Before Preview Trailblazer Eizman Prigal ’88 Found Clarity Abroad

By schwartzsa | April 17, 2012

An Arcadia tradition since 1994, when 140 students traveled to London during spring break, Preview continues to gain momentum. This year the program offered more destinations than ever before—17, to be exact. And more than 400 Arcadia University students, faculty and staff conducted fieldwork and in-country study across six continents. From among these world travelers, 15 first-year students set off to explore religion in Jerusalem.

Reading about Arcadia’s newest Preview sites, Rebecca Eizman Prigal ’88 experienced a flood of memories from her years at Beaver College, including the transformative impact of studying abroad. A trailblazer and student advocate, she did “Jerusalem Preview” well before Arcadia sent its first group of freshmen to London.

Having attended a large high school, Eizman Prigal looked forward to being part of Beaver College’s small campus where she would receive personal attention in class. “I had an average of 10 students in a given class. Even if I did not know everyone by name I knew them by sight. And even if I didn’t know someone I knew of them,” she says. “It was nice to be recognized. I fell in love with beauty and serenity of the campus. I was impressed by the combination of friendliness and studiousness of the students and the faculty. I was elated and relieved when I got my acceptance. In fact, I was told of my acceptance at my interview.” She wasn’t disappointed.

A History major, she notes the mentoring she received from Dr. Gerald Belcher and Dr. Kenneth Matthews. “They contributed to my personal and intellectual growth,” she says. “Although all my professors were very inspirational, Dr. Matthews had a totally different approach to his lectures. He almost never referred to our text books but lectured from slides—either from pictures he took or bought at museums from the places he was lecturing about. He brought history to life, made it seem real and tangible. Dr. Belcher I attribute to having taught me how to read and write. He pushed me to my full potential.”
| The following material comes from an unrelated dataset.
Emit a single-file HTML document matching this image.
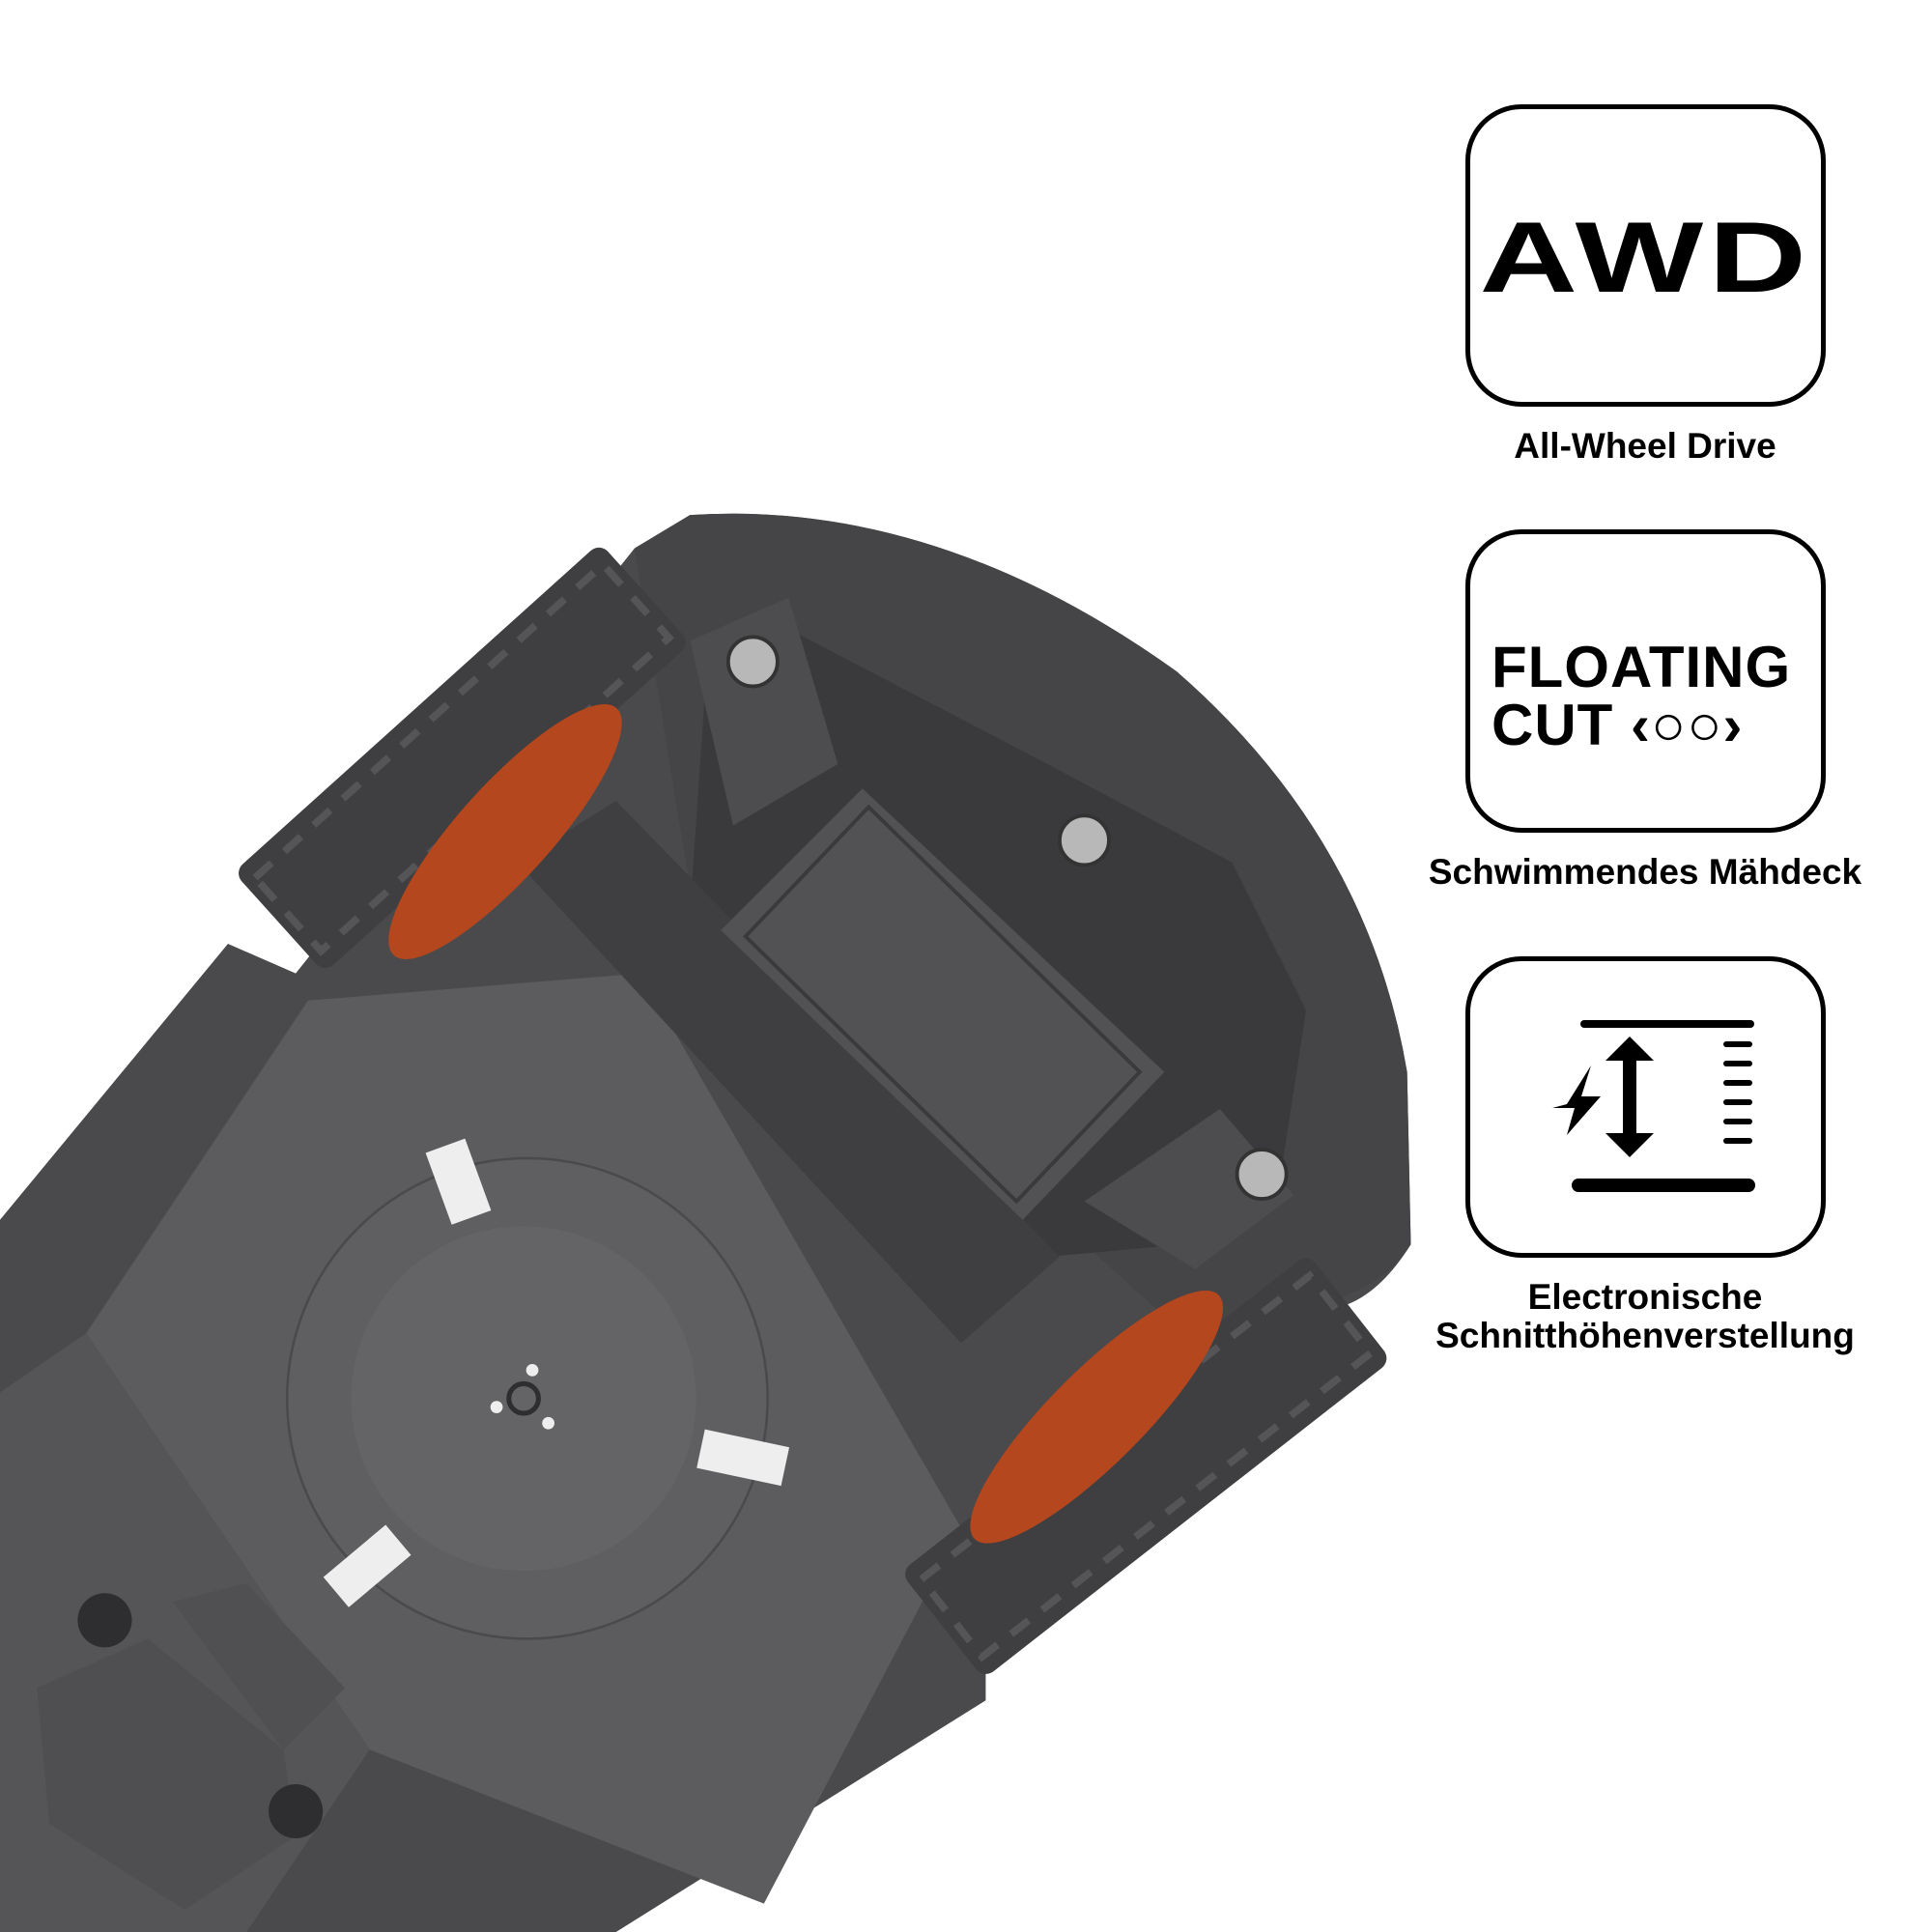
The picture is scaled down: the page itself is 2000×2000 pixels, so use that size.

Despite the quality of Beaver College’s faculty instruction, Eizman Prigal wanted to experience history outside the four walls of a classroom. She got her feet wet early, traveling to Israel once in 1982 for a six-week tour with the National Conference of Synagogue Youth, an Orthodox group for teens that is geared toward unaffiliated groups to teach religion, and again in May 1984 as a senior in high school. The journeys forever shaped the way she viewed her belief system and her connection to the place.

“I remember my first visit to the Western Wall. I felt as though a magnet was pulling me closer to it. I was so awe struck by the size of the stone blocks. The other thing that I found utterly amazing was the plants and birds living in the cracks. I just kept thinking that the wall is alive. It is not just a symbol of our religious life and connection to Israel past and present and future, it actually supports real life. It lives just as the Jewish people do. It has survived for centuries through torment and peace, just as the Jews have. It is not just a symbol. It is real.”
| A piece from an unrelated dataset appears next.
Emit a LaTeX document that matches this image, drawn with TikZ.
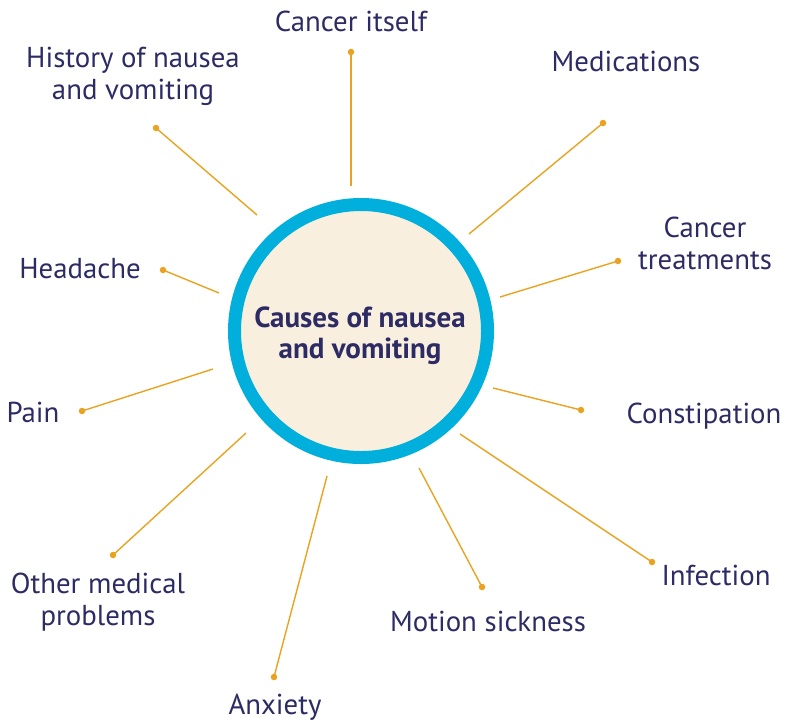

So, as a sophomore at Beaver College, she elected to participate in a course akin to Arcadia’s Jerusalem Preview. Glancing at an ad pinned to a bulletin board in the History Department, she saw an offering for a three-week, three-credit ‘winterim’ in conjunction with Western New England College. And though she had already traveled to Israel twice, she knew she had to go back.
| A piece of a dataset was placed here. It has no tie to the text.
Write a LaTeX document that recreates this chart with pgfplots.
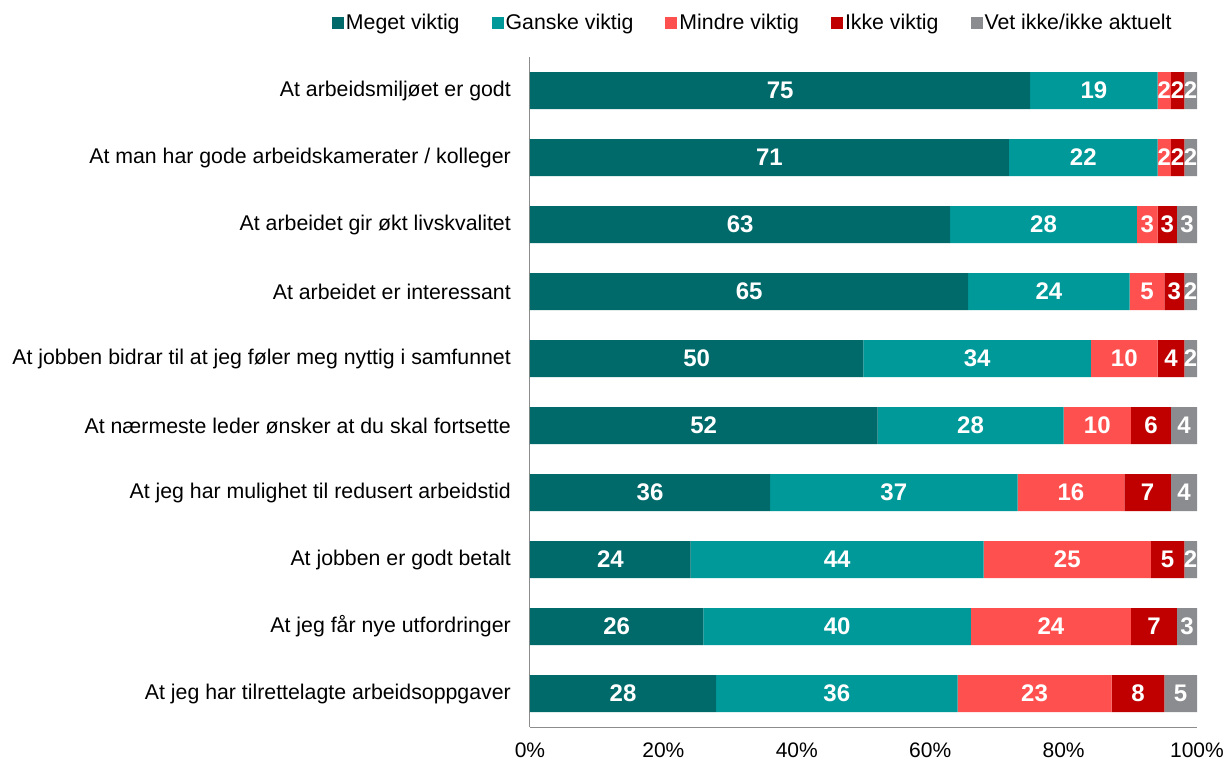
\documentclass[border=0pt]{standalone}
\usepackage{pgfplots}
\pgfplotsset{compat=1.18}
\usepackage{pgfplotstable}
\usepackage{fontspec}
\setmainfont{Liberation Sans}
\definecolor{cA}{HTML}{006A6A}
\definecolor{cB}{HTML}{009999}
\definecolor{cC}{HTML}{FF5050}
\definecolor{cD}{HTML}{C00000}
\definecolor{cE}{HTML}{8B8C8F}
\pgfplotstableread{
y a b c d e la lb lc ld le
0 75.0 19.1 2.0 2.0 1.9 75 19 2 2 2
1 71.8 22.3 2.0 2.0 1.9 71 22 2 2 2
2 63.0 28.0 3.1 2.9 3.0 63 28 3 3 3
3 65.7 24.2 5.2 3.0 1.9 65 24 5 3 2
4 50.0 34.1 10.0 4.0 1.9 50 34 10 4 2
5 52.1 27.9 10.1 6.0 3.9 52 28 10 6 4
6 36.0 37.1 16.0 7.0 3.9 36 37 16 7 4
7 24.1 43.9 25.1 5.0 1.9 24 44 25 5 2
8 26.0 40.1 24.0 6.9 3.0 26 40 24 7 3
9 27.9 36.2 23.1 7.9 4.9 28 36 23 8 5
}\data
\begin{document}
\begin{tikzpicture}
\path[use as bounding box] (-530pt,-33pt) rectangle (696pt,727pt);
\begin{axis}[
  scale only axis, width=667pt, height=670pt,
  xbar stacked, bar width=37pt,
  xmin=0, xmax=100, ymin=-0.5, ymax=9.5, y dir=reverse,
  ytick={0,...,9},
  yticklabels={At arbeidsmiljøet er godt, At man har gode arbeidskamerater / kolleger, At arbeidet gir økt livskvalitet, At arbeidet er interessant, At jobben bidrar til at jeg føler meg nyttig i samfunnet, At nærmeste leder ønsker at du skal fortsette, At jeg har mulighet til redusert arbeidstid, At jobben er godt betalt, At jeg får nye utfordringer, At jeg har tilrettelagte arbeidsoppgaver},
  xtick={0,20,...,100},
  /pgf/number format/assume math mode=true,
  xticklabel={\pgfmathprintnumber{\tick}\%},
  axis x line*=bottom, axis y line*=left,
  axis line style={draw=black!45, line width=1pt},
  major tick length=0pt,
  tick style={draw=none},
  font=\fontsize{21.3}{25}\selectfont,
  yticklabel style={inner sep=0pt, xshift=-19pt, font=\fontsize{21.3}{25}\selectfont},
  xticklabel style={inner sep=0pt, yshift=-16pt, font=\fontsize{21}{25}\selectfont},
  legend columns=-1,
  legend style={draw=none, fill=none, at={(0.334,1.051)}, anchor=center,
    font=\fontsize{21.3}{25}\selectfont,
    nodes={inner sep=2pt},
    /tikz/every even column/.append style={column sep=30pt}},
  legend image code/.code={\fill[#1] (0pt,-6pt) rectangle (12pt,6pt);},
  point meta=explicit symbolic,
  nodes near coords,
  every node near coord/.append style={font=\fontsize{24}{24}\selectfont\bfseries, text=white, anchor=center, inner sep=0pt},
]
\addplot[fill=cA, draw=none] table[x=a, y=y, meta=la] {\data};
\addplot[fill=cB, draw=none] table[x=b, y=y, meta=lb] {\data};
\addplot[fill=cC, draw=none] table[x=c, y=y, meta=lc] {\data};
\addplot[fill=cD, draw=none] table[x=d, y=y, meta=ld] {\data};
\addplot[fill=cE, draw=none] table[x=e, y=y, meta=le] {\data};
\legend{Meget viktig, Ganske viktig, Mindre viktig, Ikke viktig, Vet ikke/ikke aktuelt}
\end{axis}
\end{tikzpicture}
\end{document}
Th course presented an opportunity to see parts of Israel that she had not seen, including the site of the Christian’s Last Supper, through an academic gaze. She particularly enjoyed being able to communicate with Israelis—especially the night she visited Machane Yehudah, the Jewish open air market, where she served as a translator between the other students and the merchants.

Beaver College’s registrar accepted the credits she earned through the ‘winterim,’ but Rebecca was just getting started. She applied and was accepted to the one-year foreign student program through Bar Ilan University. Though she had spent time in Israel, she notes that nothing could have prepared her for the rigor of her year abroad.

“Bar Ilan is known in Israel as ‘The Religious University,’ as it offers both secular and religious studies,” she says. “At Beaver I thought it was hard enough keeping up with four classes a semester. At Bar Ilan we were supposed to take nine classes, four of which were religious—Hebrew, Talmud, Bible and a choice between Jewish History or Jewish Philosophy—plus five secular courses all taught in English with choices ranging from Philosophy, English Lit, Psychology, Sociology, Criminology and more.”

She earned one and a half years worth of credits in one year and connected with individuals from Italy, France, Singapore, the Philippines, Holland, England, South Africa and South America. Despite their disparate backgrounds, they all shared a common belief system, praying to the same tunes.

Despite political upheaval and civic unrest, Eizman Prigal notes that she felt safer in Israel. “Violence was in isolated areas easy to avoid. If someone got on a bus with a gun, it was a soldier there to protect you. Everyone is sensitive to their surroundings…Ironically I had more culture shock after returning to the States. My desire to return [to Israel] is as strong as ever.

“Overall, after spending a year in Israel, I found what I gained the most was a sense of clarity of purpose, greater independence, (fiscal) responsibility, a taste for travel and adventure and a thirst for knowledge. I grew up a lot. I had found a place I could call a second home.”